Tech

What Streaming Services Disney+ & DC Universe Mean for the Future of Media

The past decade proved that streaming media is here to stay, but how will the market react when studios and brands launch exclusive services?

In 2018, DC Comics launched its own streaming service and Disney plans to launch one this year. Both of these services will offer classic cartoons and movies from these brands, as well as exciting original content. Ten years ago, such a move would be seen as both a waste of money and excessive hubris on the part of these groups. However, with everyone from individual channels to entire services focused on streaming media, it’s actually an interesting prospect.

It also shows how Netflix’s dominance is threatened, precisely because the company became so focused on creating its own original content. Let’s take a quick look back, look at what these new services have to offer, and try to figure out where this will take us. Streaming media is the media technology of both the present and the future, but who will be hosting the content?


Netflix: From Red Envelope to Streaming Giant

Ironically, for ten years Netflix’s biggest problem was that its services were not immediate enough. The concept was great. Avoid the hassle of going to rent movies by simply ordering them online and using the mail to return them. There were no late fees and there were almost always copies of the movies you wanted available. The only downside was that if you suddenly wanted to watch your favorite scary movie, you’d have to wait a day or two for the DVD to arrive.

Then, in 2007, they fixed that problem and changed the way the media business works. They launched the first version of the Netflix we know today, where viewers could stream movies instantly. Now, about 12 years after this innovation, Netflix is joined in the streaming game by Amazon, Hulu, YouTube, HBO Now, and dozens of other individual networks and providers.

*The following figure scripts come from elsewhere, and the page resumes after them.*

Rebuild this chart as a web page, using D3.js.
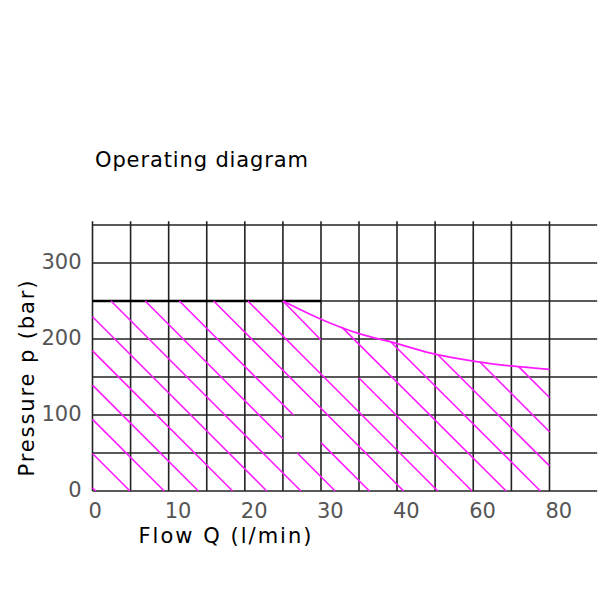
<!DOCTYPE html>
<html>
<head>
<meta charset="utf-8">
<script src="https://cdn.jsdelivr.net/npm/d3@7"></script>
<style>
  body { margin: 0; background: #fff; }
  text { font-family: "DejaVu Sans", sans-serif; }
</style>
</head>
<body>
<svg width="600" height="600"></svg>
<script>
// grid lines (flow in l/min, pressure in bar)
const gridFlow = [0, 5, 10, 15, 20, 25, 30, 35, 40, 50, 60, 70, 80];
const gridPressure = [0, 50, 100, 150, 200, 250, 300, 350];
const flowTicks = [0, 10, 20, 30, 40, 60, 80];
const pressureTicks = [0, 100, 200, 300];

// max pressure line and the pressure limit curve
const maxLineFlow = [0, 30];
const maxLinePressure = 250;
const limitFlow = [25, 30, 35, 40, 50, 60, 70, 80];
const limitPressure = [250, 226, 207, 194, 180, 171, 164.5, 160];

// hatch strokes: [q1, p1, q2, p2]
const hatchSegments = [
  [0, 4.3, 0.43, 0],
  [0, 49.3, 4.92, 0],
  [0, 94.3, 9.41, 0],
  [0, 139.3, 13.9, 0],
  [0, 184.3, 18.39, 0],
  [0, 229.3, 22.88, 0],
  [2.43, 250, 27.37, 0],
  [6.92, 250, 25, 68.8],
  [26.88, 50, 31.87, 0],
  [11.41, 250, 26.38, 100],
  [30, 63.7, 36.37, 0],
  [15.9, 250, 41.73, 0],
  [20.39, 250, 50.7, 0],
  [25, 250, 30, 198.7],
  [35, 148.7, 59.67, 0],
  [32.7, 216, 68.64, 0],
  [39.2, 196, 77.61, 0],
  [50.7, 179.3, 80, 33],
  [61.75, 169.8, 80, 78],
  [71.9, 163.6, 80, 123]
];

const svg = d3.select("svg");

// the flow axis is stretched: 5 l/min per cell up to 40, then 10 per cell
const x = d3.scaleLinear()
  .domain([0, 30, 40, 80])
  .range([92.5, 321, 397, 549.5]);
const y = d3.scaleLinear()
  .domain([0, 350])
  .range([491, 225]);

// grid
svg.append("g")
  .selectAll("line")
  .data(gridPressure)
  .join("line")
  .attr("x1", x(0))
  .attr("x2", x(92.5))
  .attr("y1", d => y(d))
  .attr("y2", d => y(d))
  .attr("stroke", "#222")
  .attr("stroke-width", 1.6);

svg.append("g")
  .selectAll("line")
  .data(gridFlow)
  .join("line")
  .attr("x1", d => x(d))
  .attr("x2", d => x(d))
  .attr("y1", y(0))
  .attr("y2", y(355))
  .attr("stroke", "#222")
  .attr("stroke-width", 1.6);

// max pressure line
svg.append("line")
  .attr("x1", x(maxLineFlow[0]))
  .attr("x2", x(maxLineFlow[1]))
  .attr("y1", y(maxLinePressure))
  .attr("y2", y(maxLinePressure))
  .attr("stroke", "#000")
  .attr("stroke-width", 2.4);

// hatching
const magenta = "#ff1aff";
svg.append("g")
  .selectAll("line")
  .data(hatchSegments)
  .join("line")
  .attr("x1", d => x(d[0]))
  .attr("y1", d => y(d[1]))
  .attr("x2", d => x(d[2]))
  .attr("y2", d => y(d[3]))
  .attr("stroke", magenta)
  .attr("stroke-width", 1.6);

// limit curve
const limitLine = d3.line()
  .x(d => x(d[0]))
  .y(d => y(d[1]))
  .curve(d3.curveMonotoneX);

svg.append("path")
  .datum(limitFlow.map((q, i) => [q, limitPressure[i]]))
  .attr("d", limitLine)
  .attr("fill", "none")
  .attr("stroke", magenta)
  .attr("stroke-width", 1.8);

// axes (labels only, no tick marks)
const xAxis = svg.append("g")
  .attr("transform", `translate(0,${y(0)})`)
  .call(d3.axisBottom(x).tickValues(flowTicks).tickSize(0).tickFormat(d3.format("d")));
xAxis.select(".domain").remove();
xAxis.selectAll("text")
  .attr("y", 27)
  .attr("dy", null)
  .attr("dx", -4.5)
  .attr("text-anchor", "start")
  .attr("font-size", 21)
  .attr("font-family", "DejaVu Sans, sans-serif")
  .attr("fill", "#555");

const yAxis = svg.append("g")
  .attr("transform", `translate(${x(0)},0)`)
  .call(d3.axisLeft(y).tickValues(pressureTicks).tickSize(0).tickFormat(d3.format("d")));
yAxis.select(".domain").remove();
yAxis.selectAll("text")
  .attr("x", -11)
  .attr("dy", null)
  .attr("y", 5)
  .attr("font-size", 21)
  .attr("font-family", "DejaVu Sans, sans-serif")
  .attr("fill", "#555");

// titles
svg.append("text")
  .attr("x", 95)
  .attr("y", 167)
  .attr("font-size", 21)
  .attr("textLength", 213)
  .attr("lengthAdjust", "spacing")
  .text("Operating diagram");

svg.append("text")
  .attr("x", 138.5)
  .attr("y", 543)
  .attr("font-size", 21)
  .attr("textLength", 173)
  .attr("lengthAdjust", "spacing")
  .text("Flow  Q  (l/min)");

svg.append("text")
  .attr("transform", "translate(33.5,476.5) rotate(-90)")
  .attr("font-size", 21)
  .attr("textLength", 196)
  .attr("lengthAdjust", "spacing")
  .text("Pressure  p  (bar)");
</script>
</body>
</html>
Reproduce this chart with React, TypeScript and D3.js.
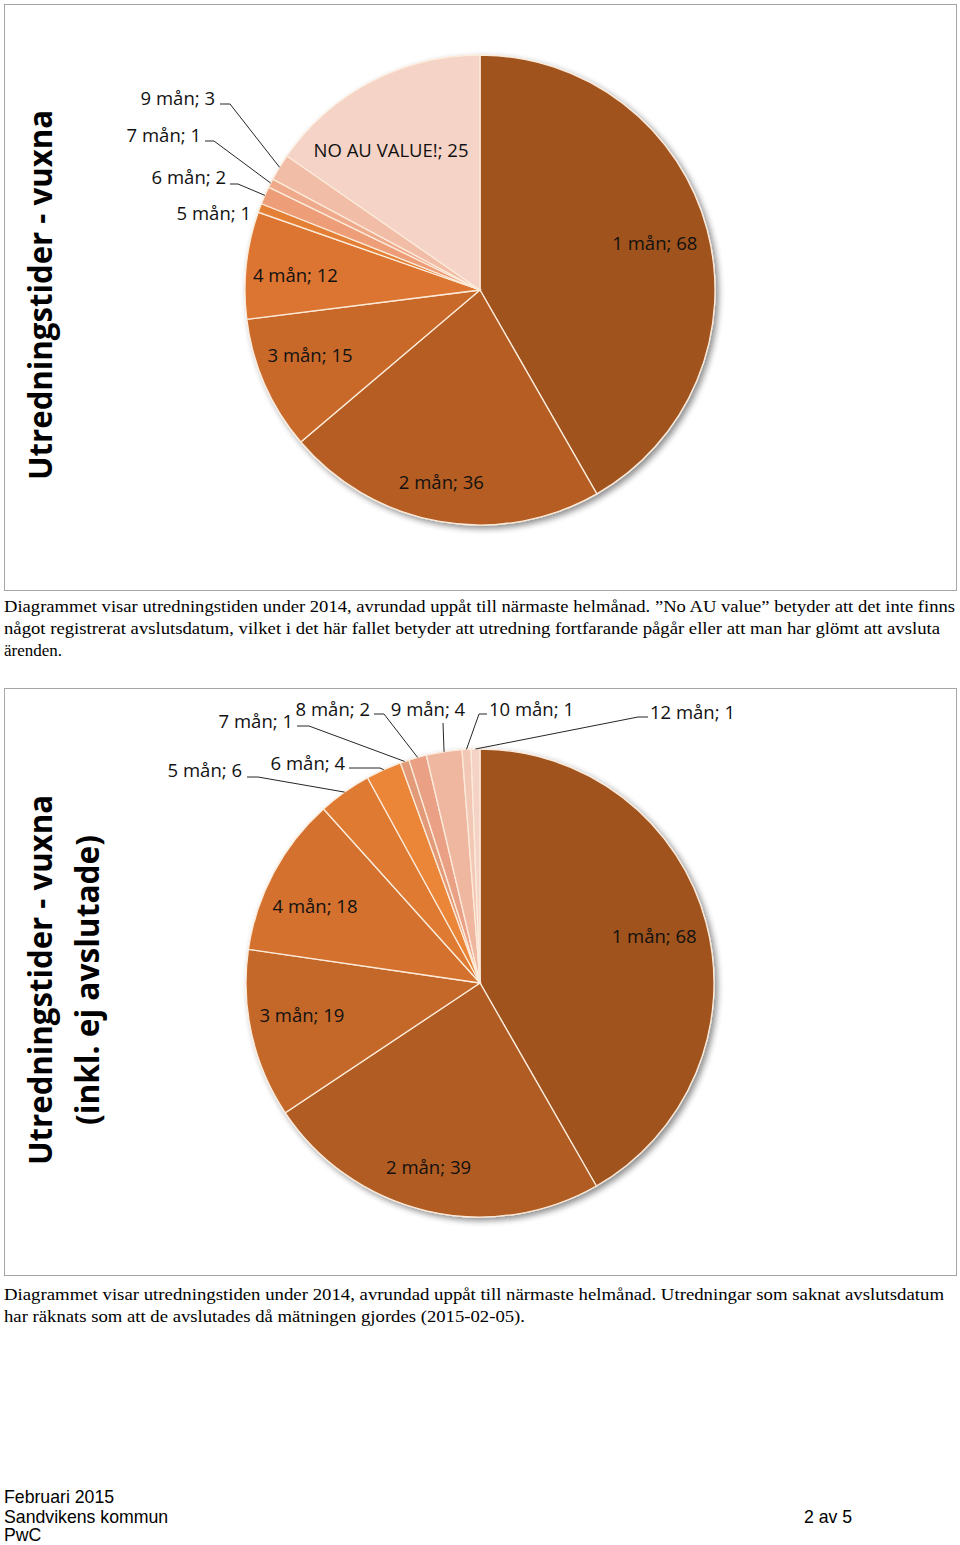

Still, Netflix is the Queen of the industry, lording over the other services with a variety of exclusive selections, original programming, and bingeable series. One of their earliest coups came in the form of deals with two of the internet’s favorite intellectual properties: Star Wars and Marvel Studios.

When Disney purchased Lucasfilm from George Lucas, they ended the highly-successful and critically acclaimed Cartoon Network Series The Clone Wars. The episodes for the forthcoming season were then released exclusively on Netflix, along with all the other seasons of the show the animated feature that started it. Shortly after, they announced a partnership with Marvel studios to tell “street-level” superhero stories via 13-episode seasons of television. Finally, they started releasing acclaimed original series like Orange is the New Black, House of Cards, and others.

The Streaming Space Gets Very Crowded

Unlike broadcast or even cable television, only the streaming services themselves know how successful their shows and films are. Unlike networks who make their money via advertising dollars and theaters who count on box office and DVD or Blu Ray sales, these services make money via monthly subscriptions. Netflix’s partnerships with Marvel and Lucasfilm provided exactly the sort of incentive subscribers needed to sign up. People who wanted to watch established shows or iconic characters would join the service.

Netflix’s less immediately-recognizable offerings then offer these subscribers incentive to stay. Thus, it makes sense that Netflix has worked five or six times as hard to create original content (which it owns) than it has at cultivating these partnerships. Ultimately, this may prove to have been a miscalculation.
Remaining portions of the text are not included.